Reaction & Synthesis

Catalysts Boast Unprecedented Performance

The new synthesis allows a much wider range of active catalyst structures to be made conveniently, with different groups on each side of the molecule.

By Chemical Processing Staff

A new generation of iron-based asymmetric hydrogenation catalysts outperforms conventional precious-metal catalysts while cutting costs and toxicity concerns, claim researchers at the University of Toronto, Toronto, Ont. The catalysts' conversion rates exceed those of precious metal catalysts while providing similar yields, notes lead researcher Robert Morris of the university's chemistry department. Moreover, unlike precious metals, iron is abundant and inexpensive; its low toxicity profile means that residual catalyst in product is less of an issue, too.

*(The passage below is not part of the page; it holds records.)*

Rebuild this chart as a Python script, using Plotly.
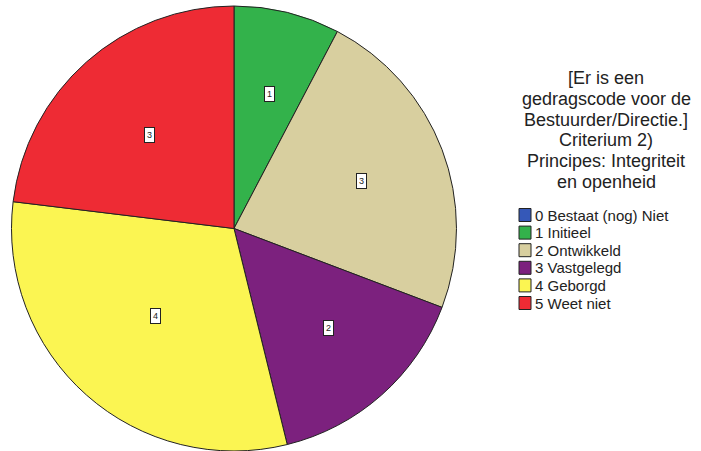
import math
import plotly.graph_objects as go

categories = ["0 Bestaat (nog) Niet", "1 Initieel", "2 Ontwikkeld", "3 Vastgelegd", "4 Geborgd", "5 Weet niet"]
counts = [0, 1, 3, 2, 4, 3]
colors = ["#3558b8", "#33b24b", "#d8cf9f", "#7c217e", "#fbf552", "#ee2b34"]
title_lines = ["[Er is een", "gedragscode voor de", "Bestuurder/Directie.]", "Criterium 2)",
               "Principes: Integriteit", "en openheid"]

W, H = 701, 451
cx_px, cy_px, R_px = 234, 229, 223

fig = go.Figure(go.Pie(
    labels=categories, values=counts, sort=False, direction="clockwise", rotation=0,
    marker=dict(colors=colors, line=dict(color="#222222", width=1)),
    textinfo="none", hoverinfo="label+value", showlegend=False,
    domain=dict(x=[(cx_px - R_px) / W, (cx_px + R_px) / W],
                y=[max(0, 1 - (cy_px + R_px) / H), 1 - (cy_px - R_px) / H]),
))

# boxed value labels at the centroid of each slice
total = sum(counts)
cum = 0
for c, v in zip(categories, counts):
    if v > 0:
        a0 = cum / total * 2 * math.pi
        a1 = (cum + v) / total * 2 * math.pi
        mid = (a0 + a1) / 2
        half = (a1 - a0) / 2
        rc = 2 * R_px * math.sin(half) / (3 * half)
        px = cx_px + rc * math.sin(mid)
        py = cy_px - rc * math.cos(mid)
        fig.add_annotation(x=px / W, y=1 - py / H, xref="paper", yref="paper",
                           text=str(v), showarrow=False,
                           font=dict(size=9, color="#222222", family="Liberation Sans"),
                           bgcolor="white", bordercolor="#222222", borderwidth=1, borderpad=2)
    cum += v

# legend title, line by line
for i, line in enumerate(title_lines):
    fig.add_annotation(x=606 / W, y=1 - (78 + i * 20.8) / H, xref="paper", yref="paper",
                       xanchor="center", yanchor="middle", text=line, showarrow=False,
                       font=dict(size=18, color="#222222", family="Liberation Sans"))

# legend entries
for i, (c, col) in enumerate(zip(categories, colors)):
    yc = 215 + i * 17.6
    fig.add_shape(type="rect", xref="paper", yref="paper",
                  x0=519 / W, x1=531 / W, y0=1 - (yc - 6.5) / H, y1=1 - (yc + 6.5) / H,
                  fillcolor=col, line=dict(color="#222222", width=1))
    fig.add_annotation(x=533 / W, y=1 - yc / H, xref="paper", yref="paper",
                       xanchor="left", yanchor="middle", text=c, showarrow=False,
                       font=dict(size=15, color="#222222", family="Liberation Sans"))

fig.update_layout(
    width=W, height=H, margin=dict(l=0, r=0, t=0, b=0),
    paper_bgcolor="white", plot_bgcolor="white",
    showlegend=False,
)

fig.write_html("out.html")
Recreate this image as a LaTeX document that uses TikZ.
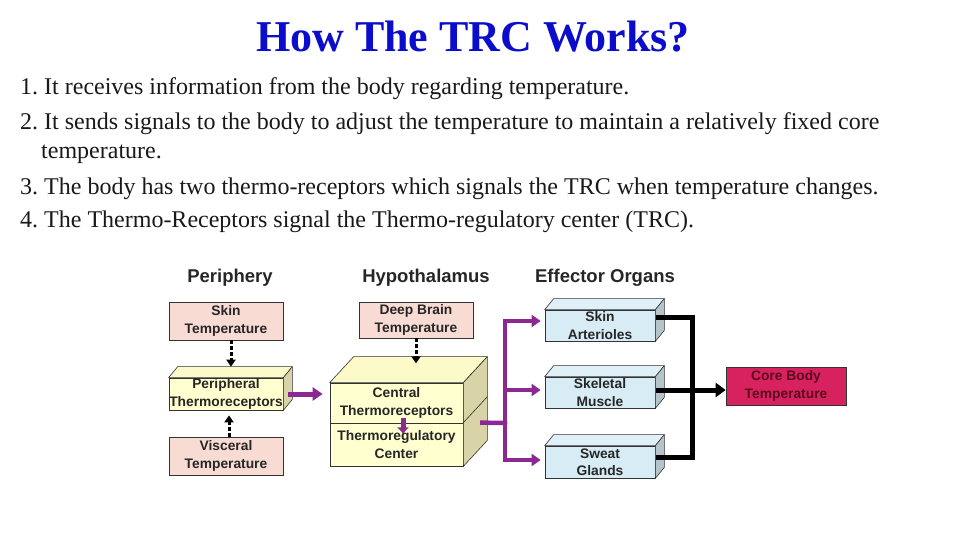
\documentclass[tikz,border=0pt]{standalone}
\usepackage{fontspec}
\setmainfont{Liberation Serif}
\newfontfamily\dsans{Liberation Sans}
\usetikzlibrary{arrows.meta}
\frenchspacing
\definecolor{titleblue}{RGB}{12,12,205}
\definecolor{pinkbox}{RGB}{248,220,212}
\definecolor{yelfront}{RGB}{255,255,208}
\definecolor{yeltop}{RGB}{252,250,200}
\definecolor{yelside}{RGB}{216,212,168}
\definecolor{bluefront}{RGB}{216,236,246}
\definecolor{bluetop}{RGB}{224,240,248}
\definecolor{blueside}{RGB}{180,196,202}
\definecolor{purp}{RGB}{140,40,145}
\definecolor{corered}{RGB}{216,33,95}
\definecolor{coretext}{RGB}{90,12,30}
\newcommand\cubefaces[5]{%
  \filldraw[fill=#4, facedraw] (#1.north west) -- ++(#2,-#3) -- ([shift={(#2,-#3)}]#1.north east) -- (#1.north east) -- cycle;
  \filldraw[fill=#5, facedraw] (#1.north east) -- ++(#2,-#3) -- ([shift={(#2,-#3)}]#1.south east) -- (#1.south east) -- cycle;}
\begin{document}
\begin{tikzpicture}[x=1pt,y=-1pt,
  facedraw/.style={draw=black!80, line width=0.6pt, line join=round},
  box/.style={draw=black!80, line width=0.7pt, inner sep=0pt, align=center,
    font=\dsans\bfseries\fontsize{13.8}{17.5}\selectfont, text=black!85},
  heading/.style={anchor=base, font=\dsans\bfseries\fontsize{18.5}{22}\selectfont, text=black!85},
  bodytext/.style={anchor=base west, font=\fontsize{24}{28}\selectfont, text=black!90, inner sep=0pt},
  dotarrow/.style={draw=black, line width=3pt, dash pattern=on 3.5pt off 2.5pt, -{Triangle[length=7pt,width=9pt]}},
  parrow/.style={draw=purp, line width=5pt, -{Triangle[length=10pt,width=13pt]}},
  pline/.style={draw=purp, line width=4.5pt, line cap=rect},
  pbranch/.style={draw=purp, line width=4.5pt, -{Triangle[length=9pt,width=12pt]}},
  bline/.style={draw=black, line width=5pt, line cap=rect, line join=miter}]
\useasboundingbox (0,0) rectangle (960,540);

% title and text
\node[anchor=base, font=\bfseries\fontsize{44}{50}\selectfont, text=titleblue, inner sep=0pt] (title) at (473,52) {How The TRC Works?};
\node[bodytext] (l1) at (20,95) {1. It receives information from the body regarding temperature.};
\node[bodytext] (l2) at (20,130) {2. It sends signals to the body to adjust the temperature to maintain a relatively fixed core};
\node[bodytext] (l3) at (41,159) {temperature.};
\node[bodytext] (l4) at (20,194) {3. The body has two thermo-receptors which signals the TRC when temperature changes.};
\node[bodytext] (l5) at (20,227) {4. The Thermo-Receptors signal the Thermo-regulatory center (TRC).};

% headings
\node[heading] (h1) at (230,282) {Periphery};
\node[heading] (h2) at (426,282) {Hypothalamus};
\node[heading] (h3) at (605,282) {Effector Organs};

% periphery
\node[box, fill=pinkbox, minimum width=114pt, minimum height=38pt] (skin) at (226,321) {Skin\\Temperature};
\node[box, fill=yelfront, minimum width=114pt, minimum height=32pt] (periph) at (226,394) {Peripheral\\Thermoreceptors};
\cubefaces{periph}{9}{11}{yeltop}{yelside}
\node[box, fill=pinkbox, minimum width=114pt, minimum height=38pt] (visc) at (226,456) {Visceral\\Temperature};

% hypothalamus
\node[box, fill=pinkbox, minimum width=114pt, minimum height=36pt] (deep) at (416,320) {Deep Brain\\Temperature};
\node[box, fill=yelfront, minimum width=133pt, minimum height=40pt] (central) at (396.5,403) {Central\\Thermoreceptors};
\node[box, fill=yelfront, minimum width=133pt, minimum height=43pt] (trc) at (396.5,444.5) {Thermoregulatory\\Center};
\filldraw[fill=yeltop, facedraw] (central.north west) -- ++(24,-26) -- ([shift={(24,-26)}]central.north east) -- (central.north east) -- cycle;
\filldraw[fill=yelside, facedraw] (central.north east) -- ++(24,-26) -- ([shift={(24,-26)}]trc.south east) -- (trc.south east) -- cycle;
\draw[facedraw] (trc.north east) -- ++(24,-26);

% effectors
\node[box, fill=bluefront, minimum width=110pt, minimum height=31pt] (arter) at (600,325.5) {Skin\\Arterioles};
\cubefaces{arter}{9}{11}{bluetop}{blueside}
\node[box, fill=bluefront, minimum width=110pt, minimum height=31pt] (skel) at (600,392.5) {Skeletal\\Muscle};
\cubefaces{skel}{9}{11}{bluetop}{blueside}
\node[box, fill=bluefront, minimum width=110pt, minimum height=32pt] (sweat) at (600,462) {Sweat\\Glands};
\cubefaces{sweat}{9}{11}{bluetop}{blueside}

% core
\node[box, fill=corered, text=coretext, minimum width=120pt, minimum height=38pt] (core) at (786,386) {Core Body\\Temperature};

% dotted arrows
\draw[dotarrow] ([xshift=5pt]skin.south) -- ([shift={(5,-11)}]periph.north);
\draw[dotarrow] ([xshift=3pt]visc.north) -- ([shift={(3,5)}]periph.south);
\draw[dotarrow] (deep.south) -- ++(0,25);

% purple arrows
\draw[parrow] ([xshift=5pt]periph.east) -- ([xshift=-7pt]central.west |- periph.east);
\draw[draw=purp, line width=5pt, -{Triangle[length=6pt,width=11pt]}] ([shift={(6.5,-5)}]central.south) -- ++(0,15);
\coordinate (tk) at (505,423);
\coordinate (tt) at (505,321);
\coordinate (tm) at (505,390);
\coordinate (tb) at (505,460);
\draw[pline] ([xshift=19pt]trc.north east) -- (tk);
\draw[pline] (tt) -- (tb);
\draw[pbranch] (tt) -- ([xshift=-4pt]arter.west |- tt);
\draw[pbranch] (tm) -- ([xshift=-4pt]skel.west |- tm);
\draw[pbranch] (tb) -- ([xshift=-4pt]sweat.west |- tb);

% black connectors
\coordinate (j1) at (692,317);
\coordinate (jm) at (692,390);
\coordinate (j3) at (692,457);
\draw[bline] ([shift={(3,-8.5)}]arter.east) -- (j1) -- (j3) -- ([shift={(3,-5)}]sweat.east);
\draw[bline] ([shift={(3,-2.5)}]skel.east) -- (jm);
\draw[draw=black, line width=5pt, -{Triangle[length=10pt,width=14pt]}] (jm) -- (core.west |- jm);
\end{tikzpicture}
\end{document}
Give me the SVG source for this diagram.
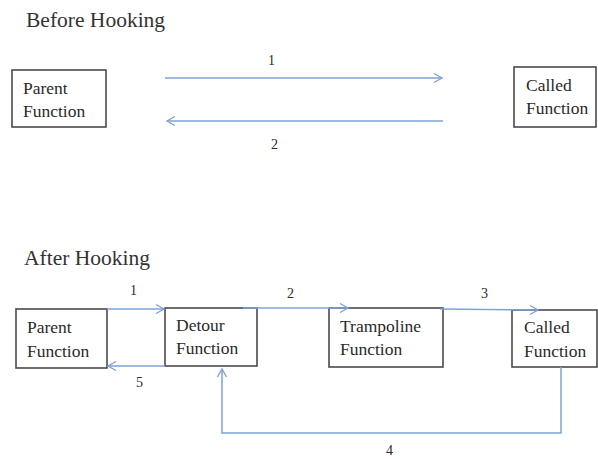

The current catalysts represent a significant improvement over the researchers' earlier iron-based hydrogenation catalysts (see: "Iron Replaces Ruthenium as Catalyst"), says Morris. "After studying the catalyst kinetics of previous versions, we discovered that they were being slowly converted into a more-active form, even though they were already quite active and selective. What we discovered is that the optimal activation process involved reducing only one of its two imine groups that were attached to the iron core to its amine form. If both were reduced, the system is barely active. That was a big surprise. Also, base is required to remove a proton next to the remaining imine group. Taking these into consideration, we created new precatalysts that quickly activate into this amine-imine form around the iron atom. These are exceedingly active transfer hydrogenation catalysts for the asymmetric reduction of carbon-oxygen and carbon-nitrogen double bonds." (A recent article in Science describes the synthesis and use of the catalysts.)

"Also, the new synthesis allows a much wider range of active catalyst structures to be made conveniently, with different groups on each side of the molecule. This is important when substrates of different structures need to be reduced selectively," adds Morris.

GreenCentre Canada (GCC), Kingston, Ont., a not-for-profit organization that focuses on commercializing technologies developed at academic institutions, has exclusive rights to the catalyst technology. It is pursuing two distinct strategies, notes GCC's Andrew Pasternak. "The first is to make the catalyst commercially available to the global research community through small-volume distributors… Individual researchers in the pharmaceutical and fine chemical industry will be able to purchase small samples of the catalysts to quickly test in their own internal synthetic chemistry processes. This will allow them to develop proprietary uses of the catalysts that will support their product development efforts… Concurrent to the efforts, GreenCentre will also market the catalysts directly to companies who are currently using ruthenium or other metal-based hydrogenation catalysts for similar chemical transformations. By offering them an alternative… that is at least as fast and probably faster, it is hoped that these companies will quickly try to adopt the catalyst for use in their current fine chemical and drug production efforts."